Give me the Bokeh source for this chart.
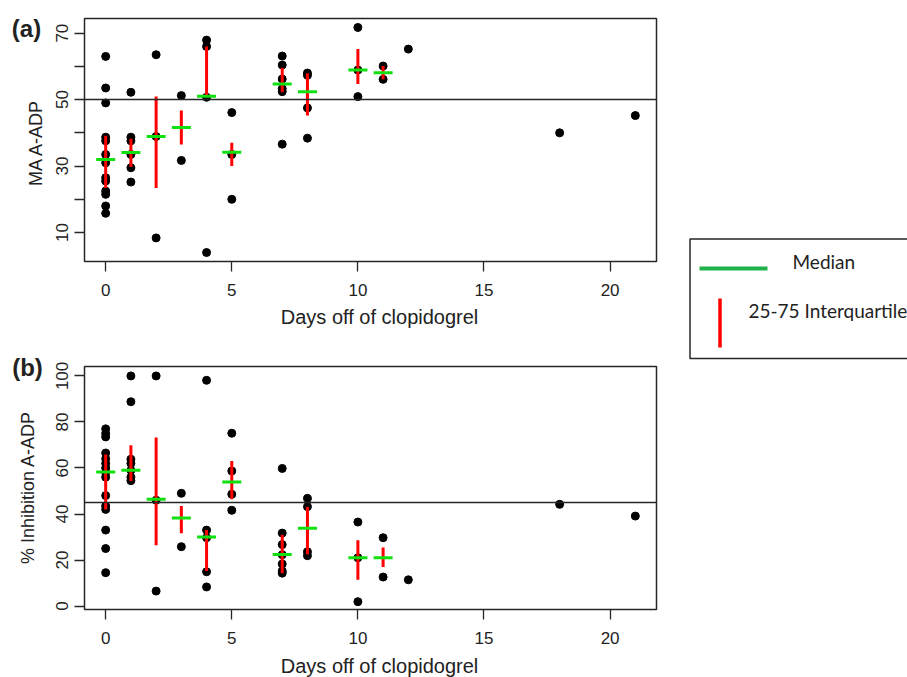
import math
from bokeh.plotting import figure
from bokeh.layouts import row, column
from bokeh.models import Range1d, FixedTicker, Span
from bokeh.embed import file_html
from bokeh.resources import INLINE
from bokeh.core.properties import value

# ---------------- data ----------------
ma_days = [0]*13 + [1]*6 + [2]*3 + [3]*2 + [4]*4 + [5]*3 + [7]*6 + [8]*4 + [10]*3 + [11]*2 + [12, 18, 21]
ma_vals = [63, 53.5, 49, 38.7, 37.6, 33.5, 31, 26.5, 25.5, 22.5, 21.5, 18, 15.8,
           52.2, 38.7, 37.6, 33.5, 29.5, 25.2,
           63.5, 38.9, 8.4,
           51.2, 31.7,
           67.9, 66, 50.7, 4,
           46.1, 33.5, 20,
           63.1, 60.4, 56.2, 53.3, 52.4, 36.6,
           58, 57.3, 47.5, 38.4,
           71.7, 58.9, 50.9,
           60.1, 56.1,
           65.2, 40, 45.2]

inh_days = [0]*15 + [1]*7 + [2]*3 + [3]*2 + [4]*5 + [5]*4 + [7]*7 + [8]*4 + [10]*3 + [11]*2 + [12, 18, 21]
inh_vals = [77, 75, 73.5, 66.5, 64, 62, 60, 58, 56, 48, 43.5, 42, 33, 25, 14.5,
            100, 88.8, 63.8, 62, 59, 56, 54.5,
            100, 46, 6.5,
            49, 25.8,
            98.1, 33, 29.7, 14.9, 8.3,
            75.1, 58.7, 48.6, 41.6,
            59.8, 31.7, 26.7, 22.3, 18.3, 15.2, 14.3,
            46.8, 43.2, 23.6, 21.9,
            36.5, 21, 1.9,
            29.7, 12.6,
            11.4, 44.2, 39.1]

sum_days = [0, 1, 2, 3, 4, 5, 7, 8, 10, 11]
ma_median = [32, 34.1, 38.9, 41.6, 51, 34.2, 54.7, 52.4, 58.9, 58.1]
ma_q25 = [23.4, 29.7, 23.4, 36.5, 50.7, 30, 52.2, 45.2, 54.7, 56.1]
ma_q75 = [39.1, 38.2, 50.9, 46.7, 66, 37, 59.6, 57.9, 65.2, 60.1]
inh_median = [58.3, 59, 46.4, 38.3, 30, 53.9, 22.4, 33.8, 21, 21]
inh_q25 = [42, 54.3, 26.4, 31.6, 15.2, 46.4, 14.2, 22.5, 11.4, 17]
inh_q75 = [65.9, 69.9, 73.2, 43.5, 33, 63, 31, 43, 28.6, 25.4]

ma_ref = 50
inh_ref = 45
x_ticks = [0, 5, 10, 15, 20]
ma_ticks = [10, 20, 30, 40, 50, 60, 70]
ma_tick_labels = {20: "", 40: "", 60: ""}
inh_ticks = [0, 20, 40, 60, 80, 100]
x_title = "Days off of clopidogrel"
ma_title = "MA A-ADP"
inh_title = "% Inhibition A-ADP"
legend_labels = ["Median", "25-75 Interquartile"]

# ---------------- style / layout ----------------
AX_FONT = "Liberation Sans"
LEG_FONT = "Lato"
TXT = "#222222"
GREEN = "#10e010"
LEG_GREEN = "#1fb24a"
RED = "#ff0000"
FRAME_COL = "#262626"
LEFT_W, PANEL_W, LEG_W = 44, 632, 231
H_A, H_TA, H_B, H_TB = 305, 25, 325, 22
TOTAL_H = H_A + H_TA + H_B + H_TB
X0, X1 = -0.84, 21.84


def strip(w, h):
    """plain drawing area in pixel units (y downward) for texts around the panels"""
    s = figure(width=w, height=h, output_backend="svg", toolbar_location=None,
               x_range=Range1d(0, w), y_range=Range1d(h, 0), title=None, min_border=0)
    s.axis.visible = False
    s.xgrid.visible = False
    s.ygrid.visible = False
    s.outline_line_color = None
    s.background_fill_color = "white"
    s.border_fill_color = "white"
    return s


def put_text(s, x, y, text, font=AX_FONT, size="18px", bold=False, angle=0.0,
             align="center"):
    s.text(x=[x], y=[y], text=[text], text_font=value(font), text_font_size=size,
           text_font_style="bold" if bold else "normal", text_align=align,
           text_baseline="middle", text_color=TXT, angle=angle)


def panel(height, border_top, border_bottom, y0, y1, yticks):
    p = figure(width=PANEL_W, height=height, output_backend="svg", toolbar_location=None,
               x_range=Range1d(X0, X1), y_range=Range1d(y0, y1), title=None,
               min_border_left=40, min_border_right=20,
               min_border_top=border_top, min_border_bottom=border_bottom)
    p.xgrid.visible = False
    p.ygrid.visible = False
    p.outline_line_color = FRAME_COL
    p.outline_line_width = 1.5
    p.background_fill_color = "white"
    p.border_fill_color = "white"
    p.xaxis.ticker = FixedTicker(ticks=x_ticks)
    p.yaxis.ticker = FixedTicker(ticks=yticks)
    for ax in (p.xaxis[0], p.yaxis[0]):
        ax.axis_line_color = None
        ax.major_tick_out = 10
        ax.major_tick_in = 0
        ax.minor_tick_line_color = None
        ax.major_tick_line_color = FRAME_COL
        ax.major_tick_line_width = 1.3
        ax.major_label_text_font = AX_FONT
        ax.major_label_text_font_size = "17px"
        ax.major_label_text_color = TXT
    p.xaxis.major_label_standoff = 12
    p.yaxis.major_label_standoff = 6
    p.yaxis.major_label_orientation = "parallel"
    return p


def draw(p, dx, dy, ref, med, q25, q75):
    p.add_layout(Span(location=ref, dimension="width", line_color=FRAME_COL, line_width=1.5))
    p.scatter(dx, dy, size=8, color="black")
    p.segment(x0=sum_days, y0=q25, x1=sum_days, y1=q75, line_color=RED, line_width=3)
    p.scatter(sum_days, med, marker="dash", size=19, line_color=GREEN, line_width=3)


# left strip: panel letters and y-axis titles
left = strip(LEFT_W, TOTAL_H)
put_text(left, 26, 28, "(a)", size="24px", bold=True)
put_text(left, 27, 367, "(b)", size="24px", bold=True)
put_text(left, 35, 142, ma_title, angle=math.pi / 2)
put_text(left, 27, 487, inh_title, angle=math.pi / 2)

# panel (a)
pa = panel(H_A, 18, 44, 1.3, 74.4, ma_ticks)
pa.yaxis.major_label_overrides = ma_tick_labels
draw(pa, ma_days, ma_vals, ma_ref, ma_median, ma_q25, ma_q75)

ta = strip(PANEL_W, H_TA)
put_text(ta, 326, 11, x_title, size="20px")

# panel (b)
pb = panel(H_B, 36, 46, -1.5, 104.1, inh_ticks)
draw(pb, inh_days, inh_vals, inh_ref, inh_median, inh_q25, inh_q75)

tb = strip(PANEL_W, H_TB)
put_text(tb, 326, 10, x_title, size="20px")

# legend strip
pl = strip(LEG_W, TOTAL_H)
pl.quad(left=[13.5], right=[LEG_W + 20], top=[238.5], bottom=[358], fill_color=None,
        line_color=FRAME_COL, line_width=1.5)
pl.segment(x0=[23], y0=[268], x1=[91], y1=[268], line_color=LEG_GREEN, line_width=4)
pl.segment(x0=[43.5], y0=[298], x1=[43.5], y1=[347], line_color=RED, line_width=3.5)
put_text(pl, 116, 260.5, legend_labels[0], font=LEG_FONT, size="19px", align="left")
put_text(pl, 72, 310, legend_labels[1], font=LEG_FONT, size="19px", align="left")

layout = row(left, column(pa, ta, pb, tb), pl)
open("out.html", "w").write(file_html(layout, INLINE))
==============================
PROBLEM STATEMENT: Pictures stay out. Print the data exactly, from its first line through the line containing "from bokeh.core.properties import value".

THE REPLY:
Give me the Bokeh source for this chart.
import math
from bokeh.plotting import figure
from bokeh.layouts import row, column
from bokeh.models import Range1d, FixedTicker, Span
from bokeh.embed import file_html
from bokeh.resources import INLINE
from bokeh.core.properties import value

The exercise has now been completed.